The lawsuit contends Toyota violated the Arkansas Deceptive Trade Practices Act and breached its express and implied warranty under Magnuson-Moss Warranty Act. “Toyota USA knew, or should have known, that the frames on…Toyota vehicles were not coated with adequate rust corrosion treatment,” the complaint states. Consequently, Toyota has been unjustly enriched at the cost of class members whose vehicles were damaged, according to the lawsuit. You think?
Burns is seeking class certification, compensatory damages, an order requiring Toyota to repair or replace the frames on the Tacoma vehicles and pre- and post-judgment interest.
I’m not a fully paid up member of the Cycling Taliban, but seriously, these recalls are almost enough to get me back in the saddle.
Ah—One Ringy-Dingy…that will be $45 million please. Oh yes—AT&T is busted. They have agreed to a settlement in a Telephone Consumer Protection Act (TCPA) class action alleging the company violated the TCPA by placing calls using an automatic telephone dialing system and/or an artificial or prerecorded voice message to cellular telephone numbers without the prior express consent of the call recipients. Phew..that was a mouthful. Like the automated telephone calls themselves…

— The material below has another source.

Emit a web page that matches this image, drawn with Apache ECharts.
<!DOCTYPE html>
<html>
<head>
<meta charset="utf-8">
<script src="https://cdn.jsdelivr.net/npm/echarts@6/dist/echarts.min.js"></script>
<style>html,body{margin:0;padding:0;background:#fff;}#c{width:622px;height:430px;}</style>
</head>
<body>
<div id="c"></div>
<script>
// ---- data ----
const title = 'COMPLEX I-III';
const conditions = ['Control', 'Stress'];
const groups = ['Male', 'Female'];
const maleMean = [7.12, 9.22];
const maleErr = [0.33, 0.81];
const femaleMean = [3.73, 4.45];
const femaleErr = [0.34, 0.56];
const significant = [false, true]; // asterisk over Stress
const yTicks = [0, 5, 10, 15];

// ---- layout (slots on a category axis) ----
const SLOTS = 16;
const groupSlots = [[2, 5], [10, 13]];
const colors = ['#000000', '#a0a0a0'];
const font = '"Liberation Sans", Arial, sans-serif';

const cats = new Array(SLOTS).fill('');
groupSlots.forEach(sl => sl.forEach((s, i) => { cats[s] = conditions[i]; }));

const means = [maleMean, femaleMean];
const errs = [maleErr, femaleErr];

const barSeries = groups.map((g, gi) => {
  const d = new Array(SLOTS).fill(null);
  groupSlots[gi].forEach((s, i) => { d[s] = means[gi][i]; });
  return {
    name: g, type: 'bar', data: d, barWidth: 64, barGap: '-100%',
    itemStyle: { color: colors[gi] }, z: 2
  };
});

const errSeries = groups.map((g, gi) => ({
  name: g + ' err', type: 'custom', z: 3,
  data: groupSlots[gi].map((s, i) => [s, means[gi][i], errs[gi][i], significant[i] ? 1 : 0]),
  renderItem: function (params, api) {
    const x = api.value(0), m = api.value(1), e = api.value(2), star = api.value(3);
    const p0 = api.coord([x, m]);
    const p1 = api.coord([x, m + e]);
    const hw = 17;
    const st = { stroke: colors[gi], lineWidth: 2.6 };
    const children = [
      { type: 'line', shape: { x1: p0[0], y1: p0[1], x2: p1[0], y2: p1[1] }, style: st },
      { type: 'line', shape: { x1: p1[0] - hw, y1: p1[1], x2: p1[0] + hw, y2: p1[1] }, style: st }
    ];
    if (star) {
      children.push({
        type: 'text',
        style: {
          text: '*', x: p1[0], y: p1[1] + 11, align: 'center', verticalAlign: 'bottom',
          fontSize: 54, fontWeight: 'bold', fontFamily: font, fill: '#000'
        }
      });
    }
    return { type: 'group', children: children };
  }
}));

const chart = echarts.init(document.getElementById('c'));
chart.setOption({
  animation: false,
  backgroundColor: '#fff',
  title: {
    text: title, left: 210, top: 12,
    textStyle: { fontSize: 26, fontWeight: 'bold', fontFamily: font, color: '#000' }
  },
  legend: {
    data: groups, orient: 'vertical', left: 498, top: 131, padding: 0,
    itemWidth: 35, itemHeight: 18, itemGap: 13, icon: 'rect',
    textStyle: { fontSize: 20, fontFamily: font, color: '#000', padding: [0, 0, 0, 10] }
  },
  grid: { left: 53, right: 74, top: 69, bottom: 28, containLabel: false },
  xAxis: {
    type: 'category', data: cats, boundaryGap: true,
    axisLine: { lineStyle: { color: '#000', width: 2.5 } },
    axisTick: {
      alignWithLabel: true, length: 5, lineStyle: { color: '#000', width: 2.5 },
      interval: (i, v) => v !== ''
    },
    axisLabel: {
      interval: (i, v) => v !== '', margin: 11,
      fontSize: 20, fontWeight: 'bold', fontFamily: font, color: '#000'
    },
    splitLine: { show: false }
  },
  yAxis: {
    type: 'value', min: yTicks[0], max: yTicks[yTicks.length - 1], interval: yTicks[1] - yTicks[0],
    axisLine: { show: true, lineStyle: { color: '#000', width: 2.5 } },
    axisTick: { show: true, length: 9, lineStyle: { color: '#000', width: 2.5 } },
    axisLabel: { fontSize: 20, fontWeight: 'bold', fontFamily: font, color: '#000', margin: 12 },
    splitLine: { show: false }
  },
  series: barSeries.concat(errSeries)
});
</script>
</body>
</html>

The lawsuit is led by plaintiff Joel Hagerman. Hagerman brought the suit in April 2013, (U.S. District Court for the District of Montana case number: 1:13-cv-00050). According to the terms of the settlement, the size of the per-call payment shall be determined on a pro rata basis of up to $500 per call, after the attorneys fees and costs, any incentive award to named plaintiff and any settlement administration costs are deducted from the settlement fund and the settlement administrator reviews all claim forms to determine a final number of claimants.

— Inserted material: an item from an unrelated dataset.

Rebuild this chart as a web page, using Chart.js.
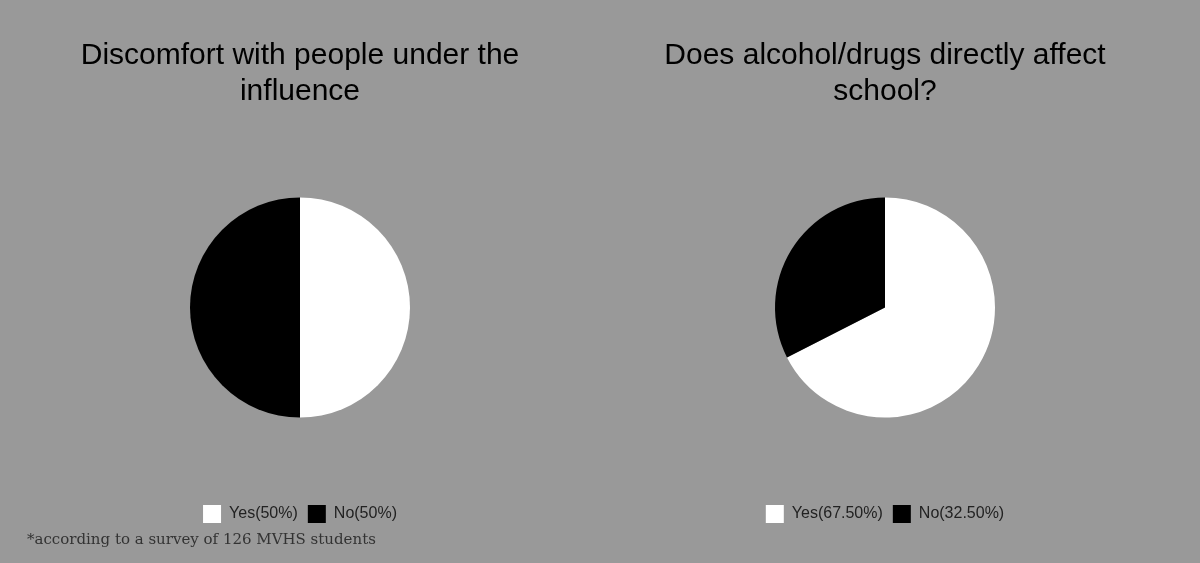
<!DOCTYPE html>
<html><head><meta charset="utf-8">
<script src="https://cdn.jsdelivr.net/npm/chart.js@4"></script>
<style>
body{margin:0;background:#999;width:1200px;height:563px;overflow:hidden;position:relative}
.box{position:absolute;top:0;width:600px;height:563px}
#note{position:absolute;left:27px;top:530px;font:15px "DejaVu Serif","Liberation Serif",serif;color:#333}
</style></head><body>
<div class="box" style="left:0"><canvas id="c1"></canvas></div>
<div class="box" style="left:585px"><canvas id="c2"></canvas></div>
<div id="note">*according to a survey of 126 MVHS students</div>
<script>
const titles = [['Discomfort with people under the', 'influence'], ['Does alcohol/drugs directly affect', 'school?']];
const labels1 = ['Yes(50%)', 'No(50%)'];
const values1 = [50, 50];
const labels2 = ['Yes(67.50%)', 'No(32.50%)'];
const values2 = [67.5, 32.5];

function makePie(id, title, labels, values) {
    new Chart(document.getElementById(id), {
        type: 'pie',
        data: { labels, datasets: [{ data: values, backgroundColor: ['#fff', '#000'], borderWidth: 0, radius: 110 }] },
        options: {
            responsive: true, maintainAspectRatio: false, animation: false,
            layout: { padding: { bottom: 30 } },
            plugins: {
                title: { display: true, text: title, color: '#000', padding: { top: 38, bottom: 10 },
                    font: { family: 'Liberation Sans, Arial, sans-serif', size: 30, weight: 'normal' } },
                legend: { position: 'bottom',
                    labels: { color: '#222', boxWidth: 18, boxHeight: 18, font: { family: 'Liberation Sans, Arial', size: 16 } } },
                tooltip: { enabled: false }
            }
        }
    });
}
makePie('c1', titles[0], labels1, values1);
makePie('c2', titles[1], labels2, values2);
</script>
</body></html>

Specifically, the settlement states: “A class member shall receive payment for each call he or she received from [AT&T] or from an OCA acting on behalf of [AT&T] during the class period by submitting a short claim form.”
No more info than that at the moment—so stay tuned.
In the meantime…Time to adjourn for the week. Have a fab weekend–and HappyThanksgiving to all you Canucks out there. See you at the bar!